As per the Hindu Succession Act, 1956, a son or daughter has the first right as the Class I heirs over the self-acquired property of their father if fathers dies intestate i.e. without leaving a will. The right of the minor child cannot be taken away and the child has right to claim maintenance from their father. As a coparcener, person also has the legal right to acquire his share in the ancestral property. But there are certain situations where a son may not receive his share in his father’s property.
Right of ancestral property
According to Hindu Law, a person automatically acquires the right to share in the ancestral property at the time of their birth. A property is considered ancestral under two conditions:
- Where property is inherited by the father from his father which means from grandfather after his death;
- Or the property inherited from the grandfather who partitioned the property during his lifetime. A child can claim his share in an ancestral property even during the lifetime of his father. In any case, the person seeking his share in the property must prove his succession. On the other hand, the stepson does not count among the Class I heirs. In case where the father acquired any property as a gift from his father i.e. from grandfather, it will not be considered as an ancestral property. But there are some cases where the court has allowed a stepson to inherit the father’s property. For instance, in the Bombay High Court, the applicant was the son of a deceased Hindu woman’s who had issue with her first husband. The woman acquired a property from her second husband who did not have any legal heir except her. The court held that after the death of the woman her son i.e. the stepson of the second husband can claim succession over the property.
Right of self-acquired property
Under the law it is also clear that the son does not have a legal right over the self acquired property of his parents. The son cannot receive a share in the self-acquired property if the father has bequeathed the property to someone else, by the way of a will or a way of gift deed. The child may be allowed to use the property by the permission of his parents but the parents are not under any obligation to allow him to live there. The child has no right in his father’s self acquired property during his lifetime. The children can acquire right in his property only if the father dies intestate. If father had made a will, then property will be distributed as per the will. The rights of child remain unaffected after divorce in his father’s property.
Where a property gifted by father
A property which is gifted by father, the property is not considered as an ancestral property. Any property which is received as a gift from their father becomes self acquired property. Therefore the child cannot claim share in that property which was gifted to his father by his father i.e. grandfather. In addition, a grandson does not have any rights over the self-acquired property of his grandparents. This kind of property is considered as self acquired property unless there is a clear intention of grandfather to make that property an ancestral property.

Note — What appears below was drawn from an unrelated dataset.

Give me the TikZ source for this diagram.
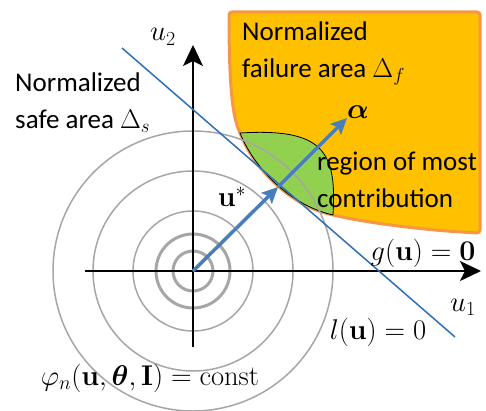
\RequirePackage{fix-cm}
\documentclass[tikz,border=0pt]{standalone}
\usepackage{amsmath}
\usepackage[no-math]{fontspec}
\setmainfont{Carlito}
\usetikzlibrary{arrows.meta}

\definecolor{failfill}{HTML}{FFC000}
\definecolor{failedge}{HTML}{F79646}
\definecolor{mostfill}{HTML}{92D050}
\definecolor{vecblue}{HTML}{4A7EBB}
\definecolor{lineblue}{HTML}{2F6EBA}
\definecolor{ringgray}{HTML}{A6A6A6}

\begin{document}
\begin{tikzpicture}[
    x=10pt, y=10pt,
    axis/.style={black, line width=1.5pt, -{Stealth[length=21pt, width=20pt, inset=5pt]}},
    ring/.style={ringgray},
    vec/.style={vecblue, line width=3.5pt, -{Stealth[length=16pt, width=15pt, inset=3pt]}},
    lline/.style={lineblue, line width=1.5pt},
    failarea/.style={fill=failfill, draw=failedge, line width=3pt, rounded corners=3pt},
    mostarea/.style={fill=mostfill, draw=black, line width=0.8pt},
    lbl/.style={font=\fontsize{27}{37}\selectfont, inner sep=0pt},
    mlbl/.style={font=\fontsize{28.5}{37}\selectfont, inner sep=0pt}
]

\useasboundingbox (-19.3,-13.9) rectangle (29.3,27.1);

% -------- Points --------
\coordinate (O) at (0,0);
\coordinate (xmin) at (-10.8,0);
\coordinate (xmax) at (28.8,0);
\coordinate (ymin) at (0,-7.6);
\coordinate (ymax) at (0,22.6);

\coordinate (gtop) at (3.6,25.9);
\coordinate (gA) at (4.7,13.8);
\coordinate (gB) at (14.0,5.6);
\coordinate (gend) at (28.7,3.8);
\coordinate (fcorner) at (28.7,25.9);

\coordinate (lA) at (-7.1,22.3);
\coordinate (lB) at (26.2,-6.6);

\coordinate (ustar) at (8.5,8.4);
\coordinate (alphatip) at (15.4,15.3);

% -------- Failure area g(u) > 0 --------
\path[failarea] (gtop) .. controls (3.6,18) and (4.0,15.5) .. (gA)
    .. controls (6.3,9.9) and (10,6.5) .. (gB)
    .. controls (18,4.7) and (24,4.0) .. (gend)
    -- (fcorner) -- cycle;

% -------- Region of most contribution --------
\path[mostarea] (gA) .. controls (6.3,9.9) and (10,6.5) .. (gB)
    .. controls (14.4,12) and (13,14.3) .. (gA) -- cycle;

% -------- Contours of phi_n --------
\foreach \r/\w in {2.0/3pt, 3.7/3pt, 6.0/1.5pt, 10.0/1.5pt, 14.0/1.5pt} {
    \draw[ring, line width=\w] (O) circle (\r);
}

% -------- Axes --------
\draw[axis] (xmin) -- (xmax);
\draw[axis] (ymin) -- (ymax);

% -------- Linearized limit state --------
\draw[lline] (lA) -- (lB);

% -------- Design point and direction --------
\draw[vec] (O) -- (ustar);
\draw[vec] (ustar) -- (alphatip);

% -------- Labels --------
\node[mlbl] (lblU2) at (-3.0,23.4) {$u_2$};
\node[mlbl] (lblU1) at (27.0,-3.6) {$u_1$};
\node[lbl, anchor=west, align=left] (lblSafe) at (-17.8,16.85)
    {Normalized\\safe area $\Delta_s$};
\node[lbl, anchor=west, align=left] (lblFail) at (4.9,21.75)
    {Normalized\\failure area $\Delta_f$};
\node[mlbl] (lblAlpha) at (16.5,15.9) {$\boldsymbol{\alpha}$};
\node[lbl, anchor=west, align=left] (lblRegion) at (12.4,9.1)
    {region of most\\contribution};
\node[mlbl] (lblUstar) at (3.9,7.4) {$\mathbf{u}^{*}$};
\node[mlbl] (lblG) at (23.0,1.8) {$g(\mathbf{u})=\mathbf{0}$};
\node[mlbl] (lblL) at (18.5,-6.1) {$l(\mathbf{u})=0$};
\node[mlbl] (lblPhi) at (-4.3,-10.7)
    {$\varphi_n(\mathbf{u},\boldsymbol{\theta},\mathbf{I})=\mathrm{const}$};

\end{tikzpicture}
\end{document}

As per the Hindu Succession Act, 1956 a son or a daughter has the first right as the Class I heirs over the self-acquired property of his or her father if he dies without leaving a will. Her rights were limited to the self-acquired property of their father. Initially, The Hindu Succession Act 1956 didn’t give equal rights to daughters in ancestral property. Daughter’s right in her parental property has always been questionable. In earlier the law prohibited the daughters from inheriting the property of her parents. It was the only son who was allowed to be an heir in their parent’s property. But after the amendment of act 2005 the disparity was removed and law clearly stated that the daughter can claim right in their parental property. Now daughter have equal right in the ancestral property as that of the son. It is also clarified by the act that a daughter’s right in the property shall remain valid irrespective of her age. Even it does not matter if the daughter was born before 2005. Her right shall be valid and she can claim her right in the parental property. Under this act it is also stated that irrespective of the fact whether the daughter stays unmarried or gets married the right of the daughter in her parental property remains unaffected.